## TASK DESCRIPTION
Your task is to return, exactly, the run of lines starting at the line holding "Rebuild this chart" and ending at the line holding "from matplotlib.lines import Line2D", both ends included and no other lines.
>>>>>
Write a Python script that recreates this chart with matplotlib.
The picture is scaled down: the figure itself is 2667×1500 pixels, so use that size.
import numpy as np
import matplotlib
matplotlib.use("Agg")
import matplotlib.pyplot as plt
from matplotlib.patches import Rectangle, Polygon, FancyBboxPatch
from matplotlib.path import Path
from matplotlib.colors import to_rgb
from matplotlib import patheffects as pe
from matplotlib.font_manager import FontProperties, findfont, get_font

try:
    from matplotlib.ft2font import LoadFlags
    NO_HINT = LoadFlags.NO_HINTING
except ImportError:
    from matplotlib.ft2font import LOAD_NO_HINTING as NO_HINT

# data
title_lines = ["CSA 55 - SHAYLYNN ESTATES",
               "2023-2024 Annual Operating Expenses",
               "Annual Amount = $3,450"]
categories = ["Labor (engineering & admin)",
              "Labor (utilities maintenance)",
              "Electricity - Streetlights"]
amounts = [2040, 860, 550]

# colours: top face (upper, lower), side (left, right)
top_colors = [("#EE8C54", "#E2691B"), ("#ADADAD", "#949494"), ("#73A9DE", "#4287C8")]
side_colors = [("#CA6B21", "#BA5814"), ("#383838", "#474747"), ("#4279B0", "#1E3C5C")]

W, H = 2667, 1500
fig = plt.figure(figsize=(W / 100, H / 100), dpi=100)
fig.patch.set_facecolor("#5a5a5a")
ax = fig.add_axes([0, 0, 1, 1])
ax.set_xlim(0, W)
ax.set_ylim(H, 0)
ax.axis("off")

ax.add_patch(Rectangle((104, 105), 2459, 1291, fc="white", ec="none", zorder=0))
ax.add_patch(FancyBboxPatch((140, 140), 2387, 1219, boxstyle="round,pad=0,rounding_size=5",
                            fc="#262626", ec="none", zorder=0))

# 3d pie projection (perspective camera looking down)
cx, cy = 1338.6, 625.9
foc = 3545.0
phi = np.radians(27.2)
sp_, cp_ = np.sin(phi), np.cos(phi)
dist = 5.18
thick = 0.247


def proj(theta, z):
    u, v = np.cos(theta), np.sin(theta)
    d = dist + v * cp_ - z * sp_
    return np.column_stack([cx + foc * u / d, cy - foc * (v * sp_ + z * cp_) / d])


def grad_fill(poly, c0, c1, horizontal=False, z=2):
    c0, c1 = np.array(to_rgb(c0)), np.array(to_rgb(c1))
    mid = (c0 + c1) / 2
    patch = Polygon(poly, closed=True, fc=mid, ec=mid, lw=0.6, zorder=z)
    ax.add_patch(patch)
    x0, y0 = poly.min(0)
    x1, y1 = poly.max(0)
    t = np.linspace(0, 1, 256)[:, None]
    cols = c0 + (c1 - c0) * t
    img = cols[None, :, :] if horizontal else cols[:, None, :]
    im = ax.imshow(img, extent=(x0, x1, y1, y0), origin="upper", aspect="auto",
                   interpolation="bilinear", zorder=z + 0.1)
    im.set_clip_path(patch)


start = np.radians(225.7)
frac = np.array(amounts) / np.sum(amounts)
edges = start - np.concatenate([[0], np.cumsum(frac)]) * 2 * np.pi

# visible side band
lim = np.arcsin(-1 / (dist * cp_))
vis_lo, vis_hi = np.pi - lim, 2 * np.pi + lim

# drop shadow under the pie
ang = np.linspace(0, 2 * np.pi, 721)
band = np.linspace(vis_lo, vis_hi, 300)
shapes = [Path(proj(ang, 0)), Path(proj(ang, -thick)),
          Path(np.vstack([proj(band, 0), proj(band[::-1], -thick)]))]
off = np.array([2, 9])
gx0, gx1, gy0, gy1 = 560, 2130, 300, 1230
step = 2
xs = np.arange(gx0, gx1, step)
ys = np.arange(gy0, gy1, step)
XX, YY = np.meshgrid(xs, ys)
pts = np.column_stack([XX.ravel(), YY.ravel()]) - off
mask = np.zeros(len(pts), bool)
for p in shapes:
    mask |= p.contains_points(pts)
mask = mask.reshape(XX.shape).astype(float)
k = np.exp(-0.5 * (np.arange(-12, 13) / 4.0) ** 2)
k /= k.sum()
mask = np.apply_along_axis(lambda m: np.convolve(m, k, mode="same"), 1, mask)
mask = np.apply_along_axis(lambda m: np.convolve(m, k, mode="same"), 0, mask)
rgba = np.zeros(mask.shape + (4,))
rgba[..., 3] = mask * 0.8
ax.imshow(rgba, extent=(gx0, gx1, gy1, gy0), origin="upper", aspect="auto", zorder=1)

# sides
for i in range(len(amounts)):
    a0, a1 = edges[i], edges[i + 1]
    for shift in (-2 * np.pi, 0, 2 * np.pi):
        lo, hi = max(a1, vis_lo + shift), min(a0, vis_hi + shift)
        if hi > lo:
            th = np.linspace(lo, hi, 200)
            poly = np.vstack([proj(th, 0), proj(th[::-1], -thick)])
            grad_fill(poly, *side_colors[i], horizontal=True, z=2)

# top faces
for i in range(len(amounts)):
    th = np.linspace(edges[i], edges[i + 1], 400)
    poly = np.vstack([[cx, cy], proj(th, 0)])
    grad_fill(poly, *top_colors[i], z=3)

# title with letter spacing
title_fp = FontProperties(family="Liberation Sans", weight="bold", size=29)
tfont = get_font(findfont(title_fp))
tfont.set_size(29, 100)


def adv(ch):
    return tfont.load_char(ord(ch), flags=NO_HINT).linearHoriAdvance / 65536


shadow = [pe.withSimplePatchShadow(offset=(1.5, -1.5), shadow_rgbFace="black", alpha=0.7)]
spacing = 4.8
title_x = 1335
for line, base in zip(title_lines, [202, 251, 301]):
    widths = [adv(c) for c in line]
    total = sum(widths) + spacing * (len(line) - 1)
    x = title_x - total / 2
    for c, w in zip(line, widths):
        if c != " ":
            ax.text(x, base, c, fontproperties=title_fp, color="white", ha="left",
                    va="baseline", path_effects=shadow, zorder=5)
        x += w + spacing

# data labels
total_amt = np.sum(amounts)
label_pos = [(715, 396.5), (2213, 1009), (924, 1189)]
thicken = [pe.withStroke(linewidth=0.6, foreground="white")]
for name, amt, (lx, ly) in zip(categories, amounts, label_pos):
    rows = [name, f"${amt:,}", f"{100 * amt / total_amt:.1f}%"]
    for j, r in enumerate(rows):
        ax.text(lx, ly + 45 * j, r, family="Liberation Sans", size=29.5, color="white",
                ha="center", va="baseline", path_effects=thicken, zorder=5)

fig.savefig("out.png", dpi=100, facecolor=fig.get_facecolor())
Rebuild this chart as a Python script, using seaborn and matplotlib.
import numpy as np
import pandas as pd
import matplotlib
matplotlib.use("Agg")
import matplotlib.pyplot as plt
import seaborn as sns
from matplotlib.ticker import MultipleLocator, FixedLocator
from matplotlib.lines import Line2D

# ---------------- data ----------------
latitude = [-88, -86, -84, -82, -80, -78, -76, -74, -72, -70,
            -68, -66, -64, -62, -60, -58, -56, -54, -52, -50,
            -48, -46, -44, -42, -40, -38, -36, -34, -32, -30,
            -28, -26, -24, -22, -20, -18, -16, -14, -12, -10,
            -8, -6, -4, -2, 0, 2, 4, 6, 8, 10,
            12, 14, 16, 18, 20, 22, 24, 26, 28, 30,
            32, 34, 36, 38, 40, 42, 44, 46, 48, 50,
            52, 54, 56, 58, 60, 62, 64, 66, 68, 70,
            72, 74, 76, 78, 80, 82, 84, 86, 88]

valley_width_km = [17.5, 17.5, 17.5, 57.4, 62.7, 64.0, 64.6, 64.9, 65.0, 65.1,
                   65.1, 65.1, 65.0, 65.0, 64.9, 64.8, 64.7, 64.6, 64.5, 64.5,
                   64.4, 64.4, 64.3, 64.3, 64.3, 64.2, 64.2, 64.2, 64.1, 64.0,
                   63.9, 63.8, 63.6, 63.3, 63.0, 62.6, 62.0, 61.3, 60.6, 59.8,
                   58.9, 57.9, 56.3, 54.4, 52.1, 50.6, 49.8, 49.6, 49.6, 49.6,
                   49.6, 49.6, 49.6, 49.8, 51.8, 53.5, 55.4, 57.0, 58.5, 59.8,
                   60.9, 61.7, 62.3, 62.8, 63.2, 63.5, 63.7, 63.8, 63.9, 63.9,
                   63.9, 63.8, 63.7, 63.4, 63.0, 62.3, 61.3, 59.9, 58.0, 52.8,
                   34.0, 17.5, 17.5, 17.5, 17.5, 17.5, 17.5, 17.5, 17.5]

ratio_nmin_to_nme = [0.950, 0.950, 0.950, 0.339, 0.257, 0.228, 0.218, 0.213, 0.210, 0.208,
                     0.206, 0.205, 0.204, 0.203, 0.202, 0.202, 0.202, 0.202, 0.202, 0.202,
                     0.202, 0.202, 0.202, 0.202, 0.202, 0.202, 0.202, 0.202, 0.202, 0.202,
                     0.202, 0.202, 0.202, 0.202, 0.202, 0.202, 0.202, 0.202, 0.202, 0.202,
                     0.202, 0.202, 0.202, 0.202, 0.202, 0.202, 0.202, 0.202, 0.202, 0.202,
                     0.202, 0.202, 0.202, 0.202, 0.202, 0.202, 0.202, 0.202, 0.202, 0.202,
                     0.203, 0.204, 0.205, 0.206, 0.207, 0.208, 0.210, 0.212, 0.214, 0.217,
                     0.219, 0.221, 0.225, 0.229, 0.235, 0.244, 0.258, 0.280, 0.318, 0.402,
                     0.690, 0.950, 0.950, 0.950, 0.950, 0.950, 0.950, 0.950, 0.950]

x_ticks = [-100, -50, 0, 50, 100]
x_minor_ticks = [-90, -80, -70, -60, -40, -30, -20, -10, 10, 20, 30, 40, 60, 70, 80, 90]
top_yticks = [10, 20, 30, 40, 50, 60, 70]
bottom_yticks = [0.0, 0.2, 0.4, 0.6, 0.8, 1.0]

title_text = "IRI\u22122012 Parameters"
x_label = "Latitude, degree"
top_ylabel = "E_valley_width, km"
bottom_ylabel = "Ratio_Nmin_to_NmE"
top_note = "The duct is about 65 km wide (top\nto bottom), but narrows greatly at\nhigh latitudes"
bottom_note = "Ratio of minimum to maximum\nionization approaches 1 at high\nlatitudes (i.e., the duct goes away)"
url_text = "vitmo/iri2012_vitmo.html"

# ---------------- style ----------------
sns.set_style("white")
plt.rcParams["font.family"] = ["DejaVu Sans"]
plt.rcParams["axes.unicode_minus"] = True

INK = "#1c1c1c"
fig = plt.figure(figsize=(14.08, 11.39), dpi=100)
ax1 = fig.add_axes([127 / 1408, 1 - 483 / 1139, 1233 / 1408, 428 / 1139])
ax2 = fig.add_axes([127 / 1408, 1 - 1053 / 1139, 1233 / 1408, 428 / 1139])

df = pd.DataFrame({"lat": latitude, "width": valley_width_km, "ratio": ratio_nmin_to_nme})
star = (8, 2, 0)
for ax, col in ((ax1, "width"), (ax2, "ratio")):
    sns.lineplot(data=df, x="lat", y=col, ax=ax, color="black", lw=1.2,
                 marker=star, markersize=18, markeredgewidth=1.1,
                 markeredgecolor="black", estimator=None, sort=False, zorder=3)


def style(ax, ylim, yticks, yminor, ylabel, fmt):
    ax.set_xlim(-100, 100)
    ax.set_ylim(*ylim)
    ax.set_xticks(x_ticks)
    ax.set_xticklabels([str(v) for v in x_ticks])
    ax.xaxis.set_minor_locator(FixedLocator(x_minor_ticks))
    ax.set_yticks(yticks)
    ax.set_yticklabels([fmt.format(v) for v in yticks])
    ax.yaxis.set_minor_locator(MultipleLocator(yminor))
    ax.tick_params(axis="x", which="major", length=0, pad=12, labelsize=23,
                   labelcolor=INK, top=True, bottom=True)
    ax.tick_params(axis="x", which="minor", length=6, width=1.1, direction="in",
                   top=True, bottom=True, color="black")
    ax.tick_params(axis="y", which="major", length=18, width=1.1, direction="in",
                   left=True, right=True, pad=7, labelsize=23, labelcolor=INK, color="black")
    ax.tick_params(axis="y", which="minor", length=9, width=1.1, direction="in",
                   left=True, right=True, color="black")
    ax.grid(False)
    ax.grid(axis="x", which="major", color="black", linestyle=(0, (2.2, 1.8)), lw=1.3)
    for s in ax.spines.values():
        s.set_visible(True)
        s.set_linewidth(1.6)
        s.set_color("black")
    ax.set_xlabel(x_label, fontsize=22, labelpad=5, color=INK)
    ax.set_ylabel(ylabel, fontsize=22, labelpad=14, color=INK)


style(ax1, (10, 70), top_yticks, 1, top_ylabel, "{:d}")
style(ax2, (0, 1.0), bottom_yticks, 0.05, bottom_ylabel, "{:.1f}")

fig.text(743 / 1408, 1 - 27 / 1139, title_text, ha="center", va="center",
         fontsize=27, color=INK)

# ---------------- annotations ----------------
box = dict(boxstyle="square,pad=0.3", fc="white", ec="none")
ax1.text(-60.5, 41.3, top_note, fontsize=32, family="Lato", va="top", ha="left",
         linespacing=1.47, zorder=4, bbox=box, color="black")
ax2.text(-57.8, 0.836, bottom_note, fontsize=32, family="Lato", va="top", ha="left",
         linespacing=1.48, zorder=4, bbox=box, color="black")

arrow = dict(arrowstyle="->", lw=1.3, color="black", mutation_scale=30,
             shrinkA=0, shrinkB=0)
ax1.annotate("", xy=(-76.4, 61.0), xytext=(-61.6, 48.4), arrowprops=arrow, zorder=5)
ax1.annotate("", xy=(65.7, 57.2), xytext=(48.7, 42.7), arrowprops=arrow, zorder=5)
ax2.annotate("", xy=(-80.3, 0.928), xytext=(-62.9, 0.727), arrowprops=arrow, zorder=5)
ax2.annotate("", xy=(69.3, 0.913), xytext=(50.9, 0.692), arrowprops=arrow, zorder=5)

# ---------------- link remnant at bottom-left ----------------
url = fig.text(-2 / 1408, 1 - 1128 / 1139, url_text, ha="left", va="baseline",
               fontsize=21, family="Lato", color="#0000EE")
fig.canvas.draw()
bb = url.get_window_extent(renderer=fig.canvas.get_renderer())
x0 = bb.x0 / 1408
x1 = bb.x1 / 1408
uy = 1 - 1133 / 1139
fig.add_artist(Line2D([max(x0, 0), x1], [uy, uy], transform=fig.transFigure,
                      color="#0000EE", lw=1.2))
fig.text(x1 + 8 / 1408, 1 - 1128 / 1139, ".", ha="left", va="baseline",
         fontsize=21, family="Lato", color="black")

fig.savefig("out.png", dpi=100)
<<<<<
## THE SOLUTION
Rebuild this chart as a Python script, using seaborn and matplotlib.
import numpy as np
import pandas as pd
import matplotlib
matplotlib.use("Agg")
import matplotlib.pyplot as plt
import seaborn as sns
from matplotlib.ticker import MultipleLocator, FixedLocator
from matplotlib.lines import Line2D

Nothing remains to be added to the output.